By Carroll Cole
A group of researchers has developed the first potential solution to reducing sports-related concussions that doesn’t involve helmets—a simple collar worn by athletes that compresses vessels in the neck to increase cranial blood volume, thereby reducing internal movement of the brain.
The medical community has known for a while that helmets do not offer total protection from concussions. But until now, there has been no alternative for a better solution.
“Helmets have a natural limitation,” said study contributor, Dr. Julian Bailes, former NFL and NCAA team physician and new chair of the Department of Neurosurgery at NorthShore University HealthSystem in Evanston, Ill. “With some major collisions, the helmet—the head—stops moving. The brain, which is floating inside, can continue the momentum, hitting against the inside of the cranium possibly rotating and tearing fibers. Helmets work well for preventing scalp laceration, skull fracture and bleeding in the brain, but they don’t always prevent rotation and tearing of brain fibers,” he said.
Instead of trying to prevent concussions with external protection, the team of researchers came up with a piece of equipment that internally affects the players.
“Our concept was to cut down on that movement that we call ‘slosh,’” Bailes said.
Slosh is the term that co-researchers Drs. David Smith, Joseph Fisher and Bailes came up with to describe the movement and tearing of the brain that occurs when an athlete sustains a hit and suffers from a concussion.
Smith works at West Virginia University (WVU) in the Department of Neurosurgery, where the research took place. Fisher, a senior scientist at the Toronto General Research Institute, also collaborated on the study.

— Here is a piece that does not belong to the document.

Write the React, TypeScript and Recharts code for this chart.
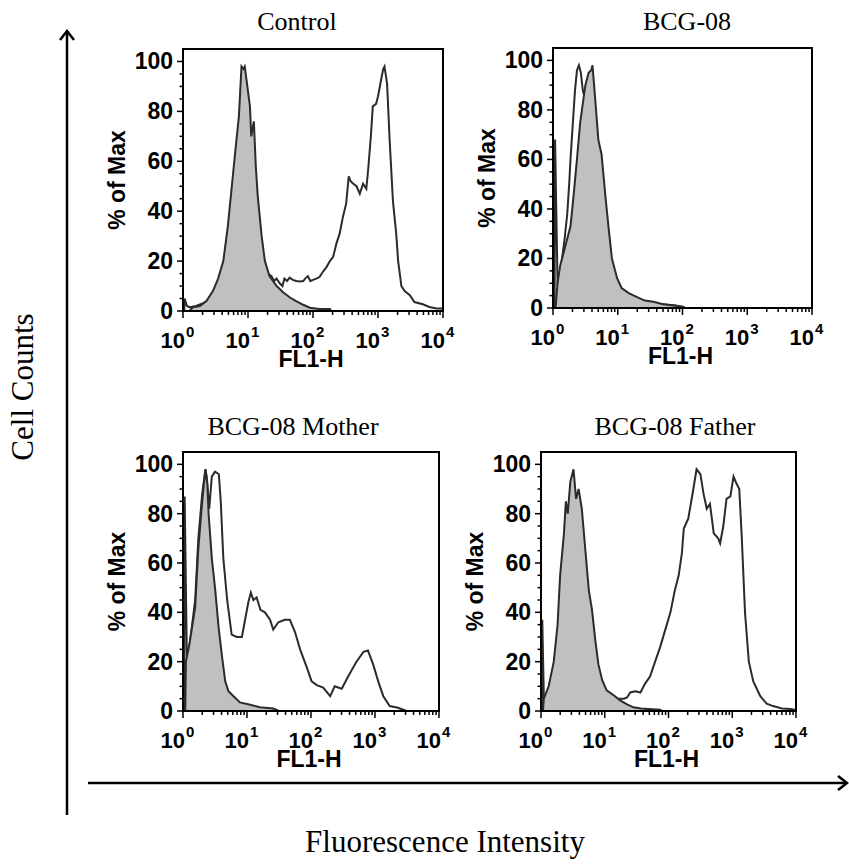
import React from "react";
import { Area, ComposedChart, Label, ReferenceArea, XAxis, YAxis } from "recharts";

// x positions are in decades of FL1-H (0 = 10^0 ... 4 = 10^4), y is % of max
const decadeTicks = [0, 1, 2, 3, 4];
const minorMultipliers = [2, 3, 4, 5, 6, 7, 8, 9];
const percentTicks = [0, 5, 10, 15, 20, 25, 30, 35, 40, 45, 50, 55, 60, 65, 70, 75, 80, 85, 90, 95, 100];
const percentLabels = [0, 20, 40, 60, 80, 100];

// Control
const controlOpenX = [0.02, 0.025, 0.06, 0.1, 0.2, 0.3, 0.5, 0.7, 0.9, 1.1, 1.25, 1.33, 1.36, 1.4, 1.44, 1.49, 1.53, 1.56, 1.6, 1.64, 1.69, 1.74, 1.8, 1.85, 1.88, 1.92, 1.96, 2.0, 2.05, 2.1, 2.16, 2.21, 2.26, 2.31, 2.36, 2.41, 2.46, 2.51, 2.55, 2.58, 2.62, 2.67, 2.72, 2.77, 2.82, 2.85, 2.89, 2.92, 2.97, 3.0, 3.05, 3.08, 3.1, 3.14, 3.18, 3.23, 3.28, 3.31, 3.36, 3.41, 3.49, 3.56, 3.69, 3.79, 3.9, 4.0];
const controlOpenY = [0, 5, 2, 1.5, 2, 3, 6, 9, 12, 14, 15, 14.5, 14, 12, 13, 11, 10, 13, 12, 13.4, 12.5, 12, 11.8, 12, 13, 14, 12, 12.5, 13, 13.6, 16, 17.7, 20, 21.7, 27, 31, 37.7, 43, 54, 52, 51, 50, 47, 51, 49, 57, 70, 82, 83, 86, 93, 97, 98, 91, 68, 44, 31, 20, 10, 8, 6.3, 3.6, 2.7, 1.6, 1, 1];
const controlGrayX = [0.1, 0.15, 0.26, 0.36, 0.46, 0.54, 0.62, 0.69, 0.77, 0.82, 0.86, 0.9, 0.93, 0.95, 0.98, 1.03, 1.05, 1.09, 1.12, 1.15, 1.21, 1.26, 1.33, 1.44, 1.54, 1.64, 1.74, 1.85, 1.95, 2.1, 2.26, 2.28];
const controlGrayY = [0, 1.5, 2, 4, 8, 13, 20, 34, 55, 68, 78, 98, 97, 98, 92, 82, 70, 76, 58, 46, 30, 20, 14, 10, 7.5, 5.5, 4, 2.5, 1.3, 0.8, 0.8, 0];

// BCG-08
const patientOpenX = [0.025, 0.032, 0.07, 0.1, 0.14, 0.18, 0.22, 0.25, 0.27, 0.29, 0.32, 0.34, 0.37, 0.4, 0.43, 0.46, 0.5, 0.6, 0.7, 0.8, 0.9, 1.0, 1.2, 1.5, 1.9, 2.05];
const patientOpenY = [0, 68, 10, 11, 20, 28, 38, 50, 60, 68, 80, 88, 96, 98, 95, 88, 84, 60, 40, 25, 12, 7, 4, 2, 1, 0];
const patientGrayX = [0.04, 0.07, 0.11, 0.16, 0.22, 0.27, 0.32, 0.37, 0.42, 0.5, 0.55, 0.59, 0.61, 0.65, 0.7, 0.75, 0.81, 0.86, 0.91, 0.99, 1.06, 1.17, 1.29, 1.42, 1.55, 1.7, 1.86, 2.01, 2.03];
const patientGrayY = [0, 10, 17, 22, 28, 33, 46, 60, 75, 90, 95, 96, 98, 85, 68, 62, 45, 32, 20, 12, 8, 6, 4.5, 3, 2.5, 1.5, 1, 0.5, 0];

// BCG-08 Mother
const motherOpenX = [0.02, 0.026, 0.06, 0.11, 0.19, 0.24, 0.3, 0.35, 0.37, 0.41, 0.45, 0.5, 0.56, 0.59, 0.63, 0.69, 0.76, 0.84, 0.92, 0.97, 1.02, 1.06, 1.1, 1.15, 1.21, 1.28, 1.36, 1.41, 1.49, 1.59, 1.67, 1.75, 1.83, 1.93, 2.01, 2.09, 2.19, 2.3, 2.37, 2.48, 2.58, 2.71, 2.82, 2.89, 2.97, 3.05, 3.13, 3.23, 3.36, 3.44, 3.49];
const motherOpenY = [0, 87, 22, 28, 45, 70, 88, 98, 95, 82, 95, 97, 96, 85, 62, 45, 31, 30, 30, 37, 44, 48, 45, 46, 41, 40, 37, 33, 36, 37, 37, 32, 25, 18, 12, 10.5, 9.5, 6, 10, 9, 14, 20, 24, 24.5, 19, 12, 6, 2, 1.3, 0.5, 0];
const motherGrayX = [0.035, 0.045, 0.1, 0.19, 0.24, 0.3, 0.35, 0.38, 0.4, 0.45, 0.5, 0.56, 0.61, 0.66, 0.71, 0.79, 0.89, 1.05, 1.2, 1.41, 1.5];
const motherGrayY = [0, 20, 27, 42, 66, 85, 98, 92, 80, 62, 50, 33, 22, 12, 8, 6, 3.5, 2.5, 1.5, 1, 0];

// BCG-08 Father
const fatherOpenX = [0.015, 0.02, 0.045, 0.3, 0.6, 0.9, 1.1, 1.19, 1.3, 1.35, 1.4, 1.48, 1.56, 1.63, 1.71, 1.79, 1.87, 1.95, 2.03, 2.1, 2.16, 2.21, 2.24, 2.31, 2.39, 2.44, 2.5, 2.55, 2.6, 2.65, 2.71, 2.78, 2.81, 2.86, 2.91, 2.97, 3.02, 3.07, 3.11, 3.15, 3.2, 3.26, 3.33, 3.44, 3.54, 3.64, 3.78, 3.91, 3.98];
const fatherOpenY = [0, 37, 5, 5, 5, 5, 5, 5, 5, 5.5, 7.5, 8, 7.5, 11, 14, 20, 26, 33, 40, 49, 55, 64, 74, 78, 90, 98, 96, 88, 82, 84, 72, 70, 68, 75, 86, 87, 95, 92, 90, 70, 40, 20, 12, 6, 3, 2, 1, 0.8, 0.5];
const fatherGrayX = [0.03, 0.045, 0.12, 0.2, 0.26, 0.3, 0.36, 0.39, 0.42, 0.46, 0.51, 0.55, 0.59, 0.64, 0.69, 0.75, 0.8, 0.85, 0.9, 0.96, 1.03, 1.14, 1.24, 1.35, 1.45, 1.57, 1.75, 1.87, 1.9];
const fatherGrayY = [0, 5, 10, 20, 35, 55, 72, 85, 80, 93, 98, 86, 90, 82, 67, 49, 41, 29, 19, 12.5, 8.4, 6.4, 4.3, 2.7, 1.5, 1, 0.7, 0.5, 0];

type Row = { x: number; open?: number; gray?: number };

function buildRows(openX: number[], openY: number[], grayX: number[], grayY: number[]): Row[] {
  const map = new Map<number, Row>();
  openX.forEach((x, i) => {
    const r = map.get(x) ?? { x };
    r.open = openY[i];
    map.set(x, r);
  });
  grayX.forEach((x, i) => {
    const r = map.get(x) ?? { x };
    r.gray = grayY[i];
    map.set(x, r);
  });
  return [...map.values()].sort((a, b) => a.x - b.x);
}

const xTicks = [
  ...decadeTicks,
  ...decadeTicks.slice(0, -1).flatMap((d) => minorMultipliers.map((m) => d + Math.log10(m))),
].sort((a, b) => a - b);

const sans = "'Liberation Sans', Arial, sans-serif";
const serif = "'Liberation Serif', 'Times New Roman', serif";
const ink = "#2b2b2b";

const DecadeTick = (props: any) => {
  const { x, y, payload } = props;
  const v = payload.value;
  const major = Math.abs(v - Math.round(v)) < 1e-6;
  return (
    <g>
      <line x1={x} x2={x} y1={y} y2={y + (major ? 7 : 4)} stroke="#000" strokeWidth={1.5} />
      {major && (
        <>
          <text x={x + 2} y={y + 37} textAnchor="end" fontFamily={sans} fontWeight="bold" fontSize={22} fill="#000">
            10
          </text>
          <text x={x + 3} y={y + 26} textAnchor="start" fontFamily={sans} fontWeight="bold" fontSize={15} fill="#000">
            {Math.round(v)}
          </text>
        </>
      )}
    </g>
  );
};

const PercentTick = (props: any) => {
  const { x, y, payload } = props;
  const v = payload.value;
  const major = percentLabels.includes(v);
  return (
    <g>
      <line x1={x - (major ? 6 : 3.5)} x2={x} y1={y} y2={y} stroke="#000" strokeWidth={1.5} />
      {major && (
        <text x={x - 10} y={y + 8} textAnchor="end" fontFamily={sans} fontWeight="bold" fontSize={23} fill="#000">
          {v}
        </text>
      )}
    </g>
  );
};

const xLabel = (props: any) => {
  const vb = props.viewBox;
  return (
    <text x={vb.x + vb.width / 2 - 2} y={vb.y + 56} textAnchor="middle" fontFamily={sans} fontWeight="bold" fontSize={23} fill="#000">
      FL1-H
    </text>
  );
};

const yLabel = (props: any) => {
  const vb = props.viewBox;
  const cx = vb.x + vb.width - 58;
  const cy = vb.y + vb.height / 2;
  return (
    <text x={cx} y={cy} transform={`rotate(-90 ${cx} ${cy})`} textAnchor="middle" fontFamily={sans} fontWeight="bold" fontSize={23} fill="#000">
      % of Max
    </text>
  );
};

type PanelProps = { rows: Row[]; left: number; top: number; width: number; height: number };

function Histogram({ rows, left, top, width, height }: PanelProps) {
  const yw = 82;
  const xh = 66;
  return (
    <div style={{ position: "absolute", left: left - yw, top: top - 10 }}>
      <ComposedChart width={width + yw + 20} height={height + xh + 10} data={rows} margin={{ top: 10, right: 20, bottom: 0, left: 0 }}>
        <XAxis
          dataKey="x"
          type="number"
          domain={[0, 4]}
          ticks={xTicks}
          interval={0}
          tickSize={0}
          tickMargin={0}
          tickLine={false}
          axisLine={false}
          tick={<DecadeTick />}
          height={xh}
          allowDataOverflow
        >
          <Label content={xLabel} />
        </XAxis>
        <YAxis
          type="number"
          domain={[0, 105]}
          ticks={percentTicks}
          interval={0}
          tickSize={0}
          tickMargin={0}
          tickLine={false}
          axisLine={false}
          tick={<PercentTick />}
          width={yw}
          allowDataOverflow
        >
          <Label content={yLabel} />
        </YAxis>
        <Area
          type="linear"
          dataKey="open"
          stroke={ink}
          strokeWidth={2}
          fill="none"
          fillOpacity={0}
          connectNulls
          dot={false}
          activeDot={false}
          isAnimationActive={false}
        />
        <Area
          type="linear"
          dataKey="gray"
          stroke={ink}
          strokeWidth={2}
          fill="#c0c0c0"
          fillOpacity={1}
          connectNulls
          dot={false}
          activeDot={false}
          isAnimationActive={false}
        />
        <ReferenceArea x1={0} x2={4} y1={0} y2={105} fill="none" fillOpacity={0} stroke="#000" strokeWidth={2} ifOverflow="visible" />
      </ComposedChart>
    </div>
  );
}

const panels = [
  { title: "Control", rows: buildRows(controlOpenX, controlOpenY, controlGrayX, controlGrayY), left: 183, top: 49, width: 260, height: 262, tx: 297, ty: 30 },
  { title: "BCG-08", rows: buildRows(patientOpenX, patientOpenY, patientGrayX, patientGrayY), left: 553, top: 48, width: 259, height: 260, tx: 687, ty: 30 },
  { title: "BCG-08 Mother", rows: buildRows(motherOpenX, motherOpenY, motherGrayX, motherGrayY), left: 183, top: 452, width: 256, height: 259, tx: 293, ty: 435 },
  { title: "BCG-08 Father", rows: buildRows(fatherOpenX, fatherOpenY, fatherGrayX, fatherGrayY), left: 541, top: 452, width: 255, height: 259, tx: 675, ty: 435 },
];

export default function App() {
  return (
    <div style={{ position: "absolute", left: 0, top: 0, width: 849, height: 866, background: "#fff", overflow: "hidden" }}>
      {panels.map((p) => (
        <Histogram key={p.title} rows={p.rows} left={p.left} top={p.top} width={p.width} height={p.height} />
      ))}
      <svg width={849} height={866} style={{ position: "absolute", left: 0, top: 0, pointerEvents: "none" }}>
        {panels.map((p) => (
          <text key={p.title} x={p.tx} y={p.ty} textAnchor="middle" fontFamily={serif} fontSize={26} fill="#000">
            {p.title}
          </text>
        ))}
        <line x1={67} y1={31} x2={67} y2={815} stroke="#000" strokeWidth={2.5} />
        <polyline points="60,40 67,31 74,40" fill="none" stroke="#000" strokeWidth={2.5} />
        <line x1={88} y1={783} x2={846} y2={783} stroke="#000" strokeWidth={2.5} />
        <polyline points="838,776 847,783 838,790" fill="none" stroke="#000" strokeWidth={2.5} />
        <text x={33} y={387} transform="rotate(-90 33 387)" textAnchor="middle" fontFamily={serif} fontSize={31} fill="#000">
          Cell Counts
        </text>
        <text x={445} y={852} textAnchor="middle" fontFamily={serif} fontSize={31} fill="#000">
          Fluorescence Intensity
        </text>
      </svg>
    </div>
  );
}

“The blood goes from your heart up two main systems of arteries—the carotid arteries and the vertebral arteries—to your brain, circulates around and returns to your heart,” said Bailes. “We have a collar that has two compressive beads that press on the jugular veins enough to mildly increase blood volume in the brain to reduce slosh,” he said.
The scientists found an 83 percent reduction in the number of torn brain fibers in a standard laboratory concussion model performed on rats that wore the collars. The study was published electronically in the medical journal Neurosurgery in September.
While the collars have not yet been studied on people for their effectiveness at preventing concussions, they have been used by the military to test for wearability.
“We wanted to get it out in the field. The main thing was that the material needs to be changed, which we’re doing,” Bailes said.
Athletes are not the only ones who can benefit from this collar. The researchers discussed with the military how to reduce concussions in soldiers. While some helmets used by the military do in fact have nonballistic protective qualities, most do not. Most are designed to protect from shrapnel, fragments and bullets.
“In warfare, the goal was to prevent penetrating injuries to the brain, so better, stronger helmets were developed. But now, because of bombs and roadside explosions, [some] soldiers are sometimes returning with 12 to 15 concussions,” Bailes said.
Research on the collars is ongoing at WVU and at NorthShore.
“It’s the first time ever to attempt to prevent brain injury by internal protection. This is a huge departure from previous methods. It also happens to be unobtrusive and readily affordable,” he said.
Bailes said these findings are preliminary, and further work needs to be conducted to determine the effectiveness of this method in humans. “Hopefully, we are on the right track,” he said.